TASK DIRECTIONS. Take the data below and extract the lines from the one with "Emit a Python" to the one with "xscale = alt.Scale(domain=[3.875, 60.5], nice=False, zero=False)", inclusive, exactly as written.

RECORDS SUPPLIED.
==========
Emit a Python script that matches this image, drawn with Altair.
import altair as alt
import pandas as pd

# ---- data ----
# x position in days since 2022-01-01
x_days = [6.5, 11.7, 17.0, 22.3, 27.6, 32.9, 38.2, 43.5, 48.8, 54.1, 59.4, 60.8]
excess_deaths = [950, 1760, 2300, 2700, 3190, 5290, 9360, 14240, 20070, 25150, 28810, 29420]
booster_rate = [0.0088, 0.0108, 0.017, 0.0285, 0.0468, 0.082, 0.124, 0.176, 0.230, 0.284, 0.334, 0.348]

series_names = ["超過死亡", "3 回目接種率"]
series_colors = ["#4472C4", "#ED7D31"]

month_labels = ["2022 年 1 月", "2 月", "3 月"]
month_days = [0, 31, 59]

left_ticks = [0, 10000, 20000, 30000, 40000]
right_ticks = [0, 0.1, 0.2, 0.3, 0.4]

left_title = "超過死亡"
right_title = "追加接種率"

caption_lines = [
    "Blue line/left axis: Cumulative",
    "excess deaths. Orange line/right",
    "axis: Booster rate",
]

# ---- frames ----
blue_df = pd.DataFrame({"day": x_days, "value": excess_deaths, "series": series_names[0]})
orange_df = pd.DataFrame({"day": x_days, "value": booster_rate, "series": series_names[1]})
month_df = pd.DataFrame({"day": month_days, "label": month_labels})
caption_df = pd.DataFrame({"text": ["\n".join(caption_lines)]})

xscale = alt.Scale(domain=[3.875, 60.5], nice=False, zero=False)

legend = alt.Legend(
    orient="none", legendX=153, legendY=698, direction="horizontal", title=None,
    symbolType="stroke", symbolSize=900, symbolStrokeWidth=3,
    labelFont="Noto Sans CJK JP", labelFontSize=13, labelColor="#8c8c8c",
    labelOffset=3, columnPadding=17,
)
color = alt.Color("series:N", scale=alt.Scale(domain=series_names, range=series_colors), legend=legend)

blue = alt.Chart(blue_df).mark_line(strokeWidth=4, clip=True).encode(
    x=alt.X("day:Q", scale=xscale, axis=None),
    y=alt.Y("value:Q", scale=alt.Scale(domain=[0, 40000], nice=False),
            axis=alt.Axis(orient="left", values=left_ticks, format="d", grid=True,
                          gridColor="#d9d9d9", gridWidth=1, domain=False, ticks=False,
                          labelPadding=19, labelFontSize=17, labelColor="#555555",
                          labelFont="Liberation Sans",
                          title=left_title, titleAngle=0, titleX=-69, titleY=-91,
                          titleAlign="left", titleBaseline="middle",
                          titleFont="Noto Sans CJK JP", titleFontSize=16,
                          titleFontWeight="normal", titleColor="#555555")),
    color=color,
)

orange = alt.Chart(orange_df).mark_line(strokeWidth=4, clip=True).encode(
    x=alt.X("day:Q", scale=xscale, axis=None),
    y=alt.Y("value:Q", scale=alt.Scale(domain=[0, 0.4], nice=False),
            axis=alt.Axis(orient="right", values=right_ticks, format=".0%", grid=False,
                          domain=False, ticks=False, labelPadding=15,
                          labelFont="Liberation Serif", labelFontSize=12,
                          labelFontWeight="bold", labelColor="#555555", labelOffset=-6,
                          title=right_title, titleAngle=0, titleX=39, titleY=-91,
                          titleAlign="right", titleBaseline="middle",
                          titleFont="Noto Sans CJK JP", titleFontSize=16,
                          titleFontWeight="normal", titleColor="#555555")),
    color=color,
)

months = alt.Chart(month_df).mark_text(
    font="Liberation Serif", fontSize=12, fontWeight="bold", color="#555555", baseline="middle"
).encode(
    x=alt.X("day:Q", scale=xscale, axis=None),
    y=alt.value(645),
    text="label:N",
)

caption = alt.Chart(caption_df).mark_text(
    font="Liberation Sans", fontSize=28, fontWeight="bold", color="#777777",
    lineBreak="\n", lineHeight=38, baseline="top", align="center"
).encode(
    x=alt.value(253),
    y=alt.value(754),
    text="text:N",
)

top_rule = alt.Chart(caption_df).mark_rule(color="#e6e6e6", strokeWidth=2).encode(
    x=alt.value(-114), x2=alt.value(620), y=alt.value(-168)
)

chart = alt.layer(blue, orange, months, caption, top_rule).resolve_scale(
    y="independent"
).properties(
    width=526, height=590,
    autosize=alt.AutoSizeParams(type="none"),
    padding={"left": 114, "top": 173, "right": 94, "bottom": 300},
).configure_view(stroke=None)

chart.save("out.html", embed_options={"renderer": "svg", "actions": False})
==========
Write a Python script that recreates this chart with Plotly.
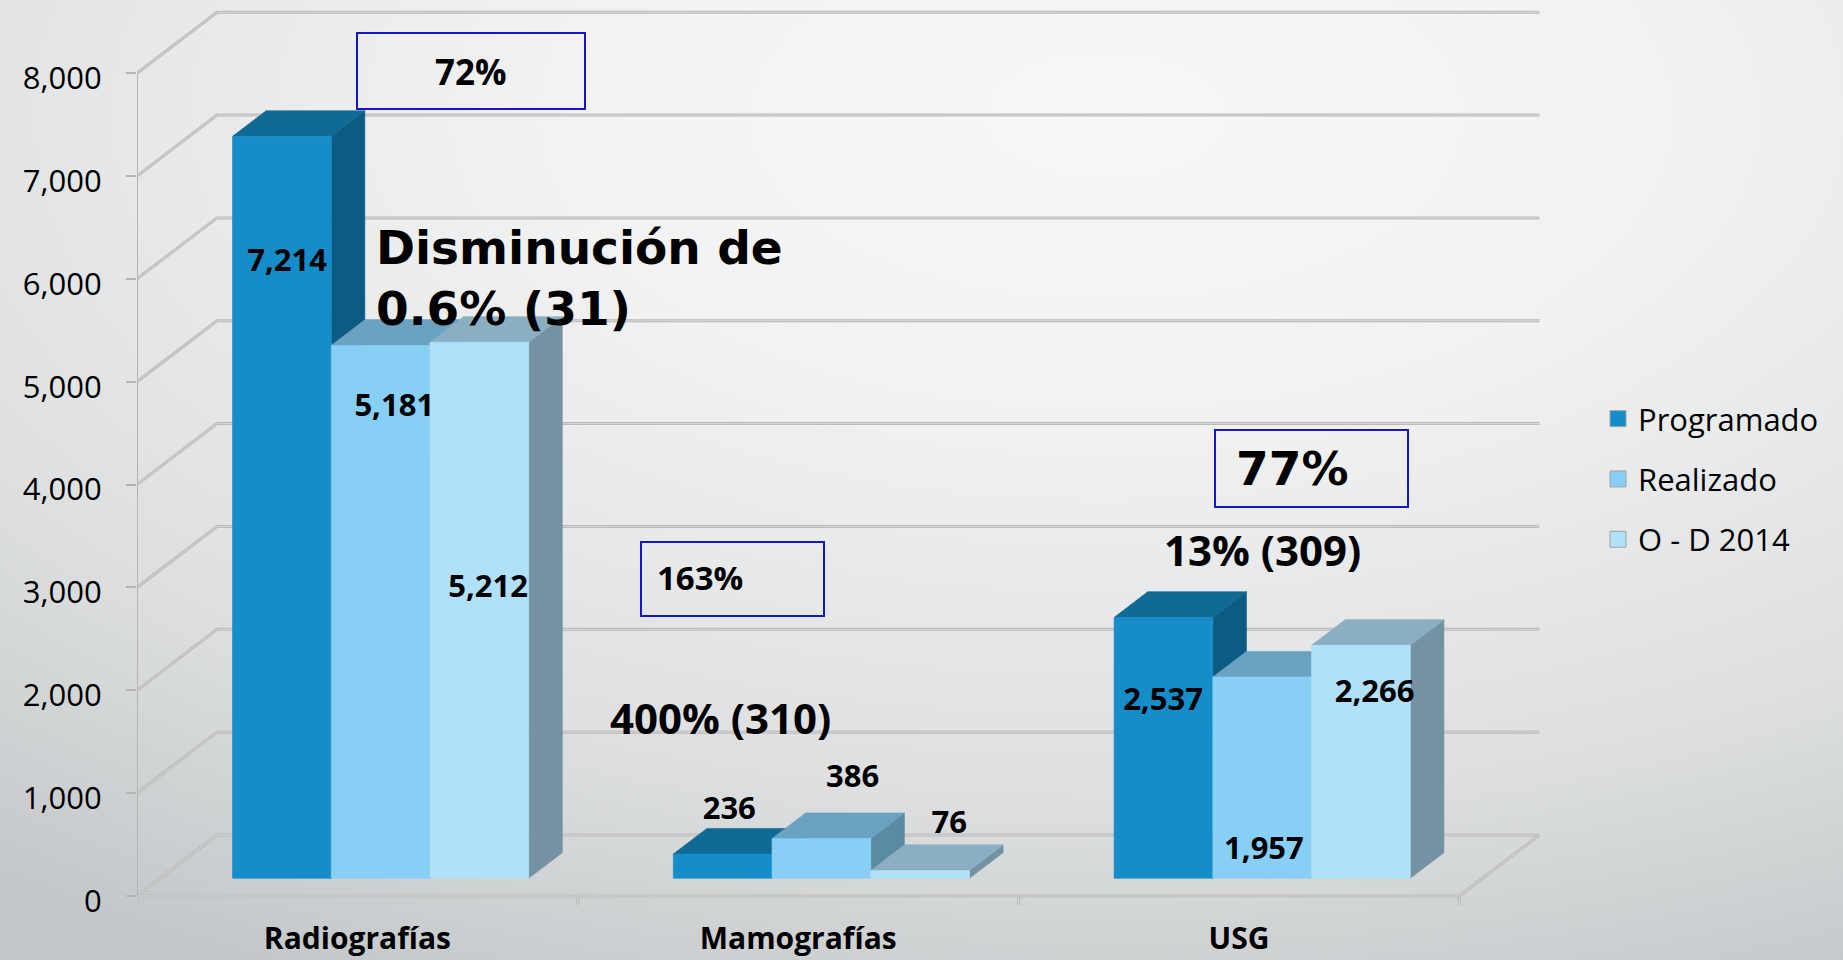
==========
EXERCISE OUTPUT.
Emit a Python script that matches this image, drawn with Altair.
import altair as alt
import pandas as pd

# ---- data ----
# x position in days since 2022-01-01
x_days = [6.5, 11.7, 17.0, 22.3, 27.6, 32.9, 38.2, 43.5, 48.8, 54.1, 59.4, 60.8]
excess_deaths = [950, 1760, 2300, 2700, 3190, 5290, 9360, 14240, 20070, 25150, 28810, 29420]
booster_rate = [0.0088, 0.0108, 0.017, 0.0285, 0.0468, 0.082, 0.124, 0.176, 0.230, 0.284, 0.334, 0.348]

series_names = ["超過死亡", "3 回目接種率"]
series_colors = ["#4472C4", "#ED7D31"]

month_labels = ["2022 年 1 月", "2 月", "3 月"]
month_days = [0, 31, 59]

left_ticks = [0, 10000, 20000, 30000, 40000]
right_ticks = [0, 0.1, 0.2, 0.3, 0.4]

left_title = "超過死亡"
right_title = "追加接種率"

caption_lines = [
    "Blue line/left axis: Cumulative",
    "excess deaths. Orange line/right",
    "axis: Booster rate",
]

# ---- frames ----
blue_df = pd.DataFrame({"day": x_days, "value": excess_deaths, "series": series_names[0]})
orange_df = pd.DataFrame({"day": x_days, "value": booster_rate, "series": series_names[1]})
month_df = pd.DataFrame({"day": month_days, "label": month_labels})
caption_df = pd.DataFrame({"text": ["\n".join(caption_lines)]})

xscale = alt.Scale(domain=[3.875, 60.5], nice=False, zero=False)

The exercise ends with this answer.